Plotting code records:
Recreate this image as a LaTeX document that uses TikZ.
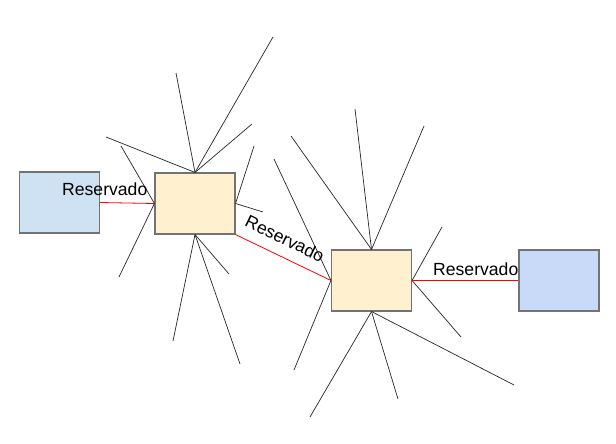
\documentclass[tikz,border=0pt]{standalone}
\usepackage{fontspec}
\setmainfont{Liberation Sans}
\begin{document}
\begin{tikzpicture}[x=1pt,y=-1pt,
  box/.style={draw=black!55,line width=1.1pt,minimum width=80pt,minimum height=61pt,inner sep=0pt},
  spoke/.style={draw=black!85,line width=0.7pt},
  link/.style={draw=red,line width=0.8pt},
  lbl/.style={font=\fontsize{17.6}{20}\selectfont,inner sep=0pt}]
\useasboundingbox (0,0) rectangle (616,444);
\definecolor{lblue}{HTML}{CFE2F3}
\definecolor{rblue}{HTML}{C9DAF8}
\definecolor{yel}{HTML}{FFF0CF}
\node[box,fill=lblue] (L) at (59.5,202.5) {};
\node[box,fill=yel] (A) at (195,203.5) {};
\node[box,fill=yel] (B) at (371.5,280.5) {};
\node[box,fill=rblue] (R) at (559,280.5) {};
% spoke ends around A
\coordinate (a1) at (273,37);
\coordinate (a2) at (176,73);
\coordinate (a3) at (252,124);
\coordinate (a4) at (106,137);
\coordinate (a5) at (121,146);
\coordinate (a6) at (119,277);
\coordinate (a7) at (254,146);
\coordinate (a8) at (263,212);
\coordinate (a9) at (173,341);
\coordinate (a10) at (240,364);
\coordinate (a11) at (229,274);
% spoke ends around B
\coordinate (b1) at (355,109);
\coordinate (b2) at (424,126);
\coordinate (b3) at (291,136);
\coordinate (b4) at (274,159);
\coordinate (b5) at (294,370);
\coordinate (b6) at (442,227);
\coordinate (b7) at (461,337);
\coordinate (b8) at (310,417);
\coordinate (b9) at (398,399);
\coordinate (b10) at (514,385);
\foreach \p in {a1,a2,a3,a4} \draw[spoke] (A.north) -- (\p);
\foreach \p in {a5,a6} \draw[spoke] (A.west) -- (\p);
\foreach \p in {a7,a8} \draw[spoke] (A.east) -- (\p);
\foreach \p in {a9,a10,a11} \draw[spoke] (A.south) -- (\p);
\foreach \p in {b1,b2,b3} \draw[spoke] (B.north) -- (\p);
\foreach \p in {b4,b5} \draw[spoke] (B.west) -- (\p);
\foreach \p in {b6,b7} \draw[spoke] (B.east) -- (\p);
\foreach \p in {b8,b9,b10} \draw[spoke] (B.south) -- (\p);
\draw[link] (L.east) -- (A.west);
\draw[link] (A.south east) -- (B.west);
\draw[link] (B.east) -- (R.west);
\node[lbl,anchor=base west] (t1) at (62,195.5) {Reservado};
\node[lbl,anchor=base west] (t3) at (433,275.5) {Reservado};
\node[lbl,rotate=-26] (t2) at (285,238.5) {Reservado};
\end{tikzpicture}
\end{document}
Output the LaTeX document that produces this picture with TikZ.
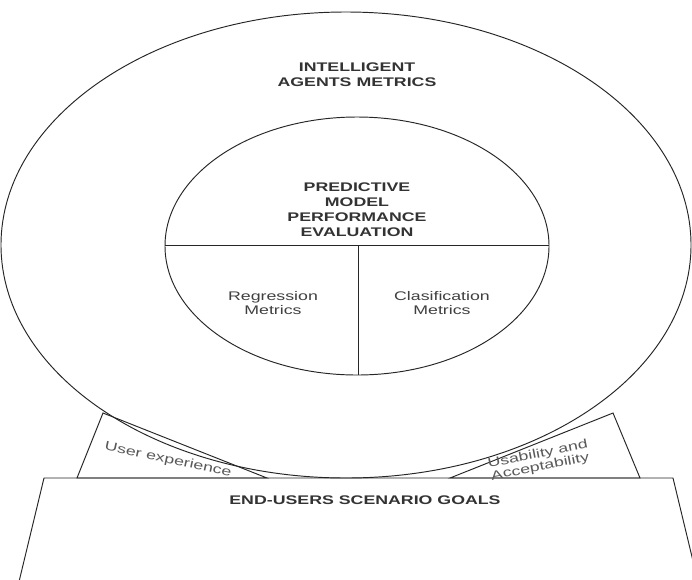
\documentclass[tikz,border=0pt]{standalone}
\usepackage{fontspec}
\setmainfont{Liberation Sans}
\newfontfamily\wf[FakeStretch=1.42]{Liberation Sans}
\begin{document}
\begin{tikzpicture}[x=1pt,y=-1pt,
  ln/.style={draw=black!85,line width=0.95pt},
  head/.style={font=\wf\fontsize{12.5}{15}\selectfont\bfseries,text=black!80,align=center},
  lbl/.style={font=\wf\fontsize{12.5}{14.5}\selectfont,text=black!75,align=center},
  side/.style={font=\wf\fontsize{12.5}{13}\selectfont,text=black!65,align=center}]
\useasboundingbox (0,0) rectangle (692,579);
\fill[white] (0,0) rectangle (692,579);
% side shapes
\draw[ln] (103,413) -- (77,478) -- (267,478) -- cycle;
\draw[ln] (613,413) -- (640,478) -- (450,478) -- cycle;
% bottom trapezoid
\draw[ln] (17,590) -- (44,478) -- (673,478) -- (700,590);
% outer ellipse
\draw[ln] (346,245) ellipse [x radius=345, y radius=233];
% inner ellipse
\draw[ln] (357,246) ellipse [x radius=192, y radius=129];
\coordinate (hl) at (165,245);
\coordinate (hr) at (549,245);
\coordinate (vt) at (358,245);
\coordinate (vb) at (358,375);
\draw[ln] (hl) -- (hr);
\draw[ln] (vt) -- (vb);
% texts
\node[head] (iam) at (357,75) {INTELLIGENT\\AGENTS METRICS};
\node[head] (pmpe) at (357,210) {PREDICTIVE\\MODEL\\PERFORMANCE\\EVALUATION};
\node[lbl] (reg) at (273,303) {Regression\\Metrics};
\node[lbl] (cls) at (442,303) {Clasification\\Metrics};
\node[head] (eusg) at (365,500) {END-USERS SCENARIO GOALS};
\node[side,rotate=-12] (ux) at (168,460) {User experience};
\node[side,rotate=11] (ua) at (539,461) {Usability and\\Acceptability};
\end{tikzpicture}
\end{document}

▶ REQUIRED WORK
From the entries above, copy each line holding "that".

▶ OUTPUT BELOW
Recreate this image as a LaTeX document that uses TikZ.
Output the LaTeX document that produces this picture with TikZ.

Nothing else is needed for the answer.